Arquitetura mínima viável (para não começar torto)
- Entrada: captura de contexto + validações;
- Retrieval (quando houver conhecimento): indexação → RAG com guardrails;
- Orquestração: router simples (regra/LLM), fallbacks e timeouts;
- Avaliação: trace de chamadas, offline evals automatizadas e testes de regressão;
- Observabilidade: logs de prompt/resposta com PII safe, dashboards e alertas;
- Governança: catálogo de dados e política de retenção.

Anti-padrões (aprendidos do jeito difícil)
- “Agente para tudo” — fluxos simples pedem soluções simples.
- PoC eterna — sem hipótese, métrica e cutline, é só demo bonita.
- Sem dono — se todo mundo é dono, ninguém é.
- Sem dados — garbage in, garbage out ainda é verdade.
- Sem evals — sem tests, não há regressão, só sensação.
- Centralização sufocante — o time central vira gargalo e mata a cultura.

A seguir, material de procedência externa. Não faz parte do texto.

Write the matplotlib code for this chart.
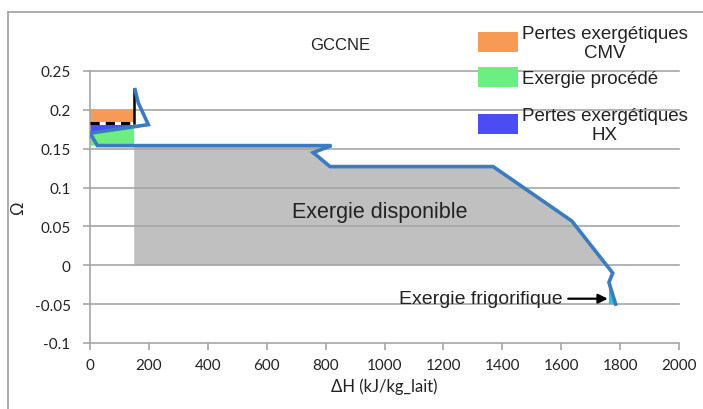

Template rápido de PDR - Quais respostas responder?
- Problema e sucesso: qual dor? como saberei que resolvi?
- Dados: fontes, qualidade, lacunas e plano de coleta;
- Abordagem: Regra/Algoritmo/LLM/RAG/Agente? Por quê? Alternativas consideradas;
- Métricas & riscos: cutlines, guardrails e plano de rollback;
- Entrega: escopo V1 (com ou sem AI), cronograma, donos e dependências;
- Observabilidade: logs, tracing, dashboards e alertas;
- Documentação: onde vive, quem atualiza, quando revisamos?
Exemplo de roteiro de adoção em 3 Fases
Fase 1
- Nomeie sponsor executivo e champions por área;
- Defina 3–5 problemas com retorno potencial (e risco controlado);
- Configure tracing e boas práticas mínimas de dados.
Fase 2
- Faça PoCs de 1–2 semanas por problema;
- Compare Regra vs. AI com métrica clara;
- Escolha 1–2 para V1.
Fase 3
- Lance V1 (mesmo que com regra) com coleta de dados;
- Programe as revisões quinzenais;
- Prepare V2 com AI se os dados e as métricas justificarem.
Conclusão
AI-First é cultura, método e execução. Comece pequeno, escolha bem suas batalhas, meça sem dó e documente. O resto é fumaça (e threads no LinkedIn).
- Sim, AI pode reduzir custo. Não, não vai substituir três departamentos na terça-feira.
- Sim, LLMs erram. Não, isso não te libera de medir e colocar guardrails.
- Sim, dá para começar leve. Não, não dá para pular documentação.
Sim, uma AI ajudou a organizar este texto. Não, ela não escreveu por mim, serviu apenas como ferramenta, como deveria ser.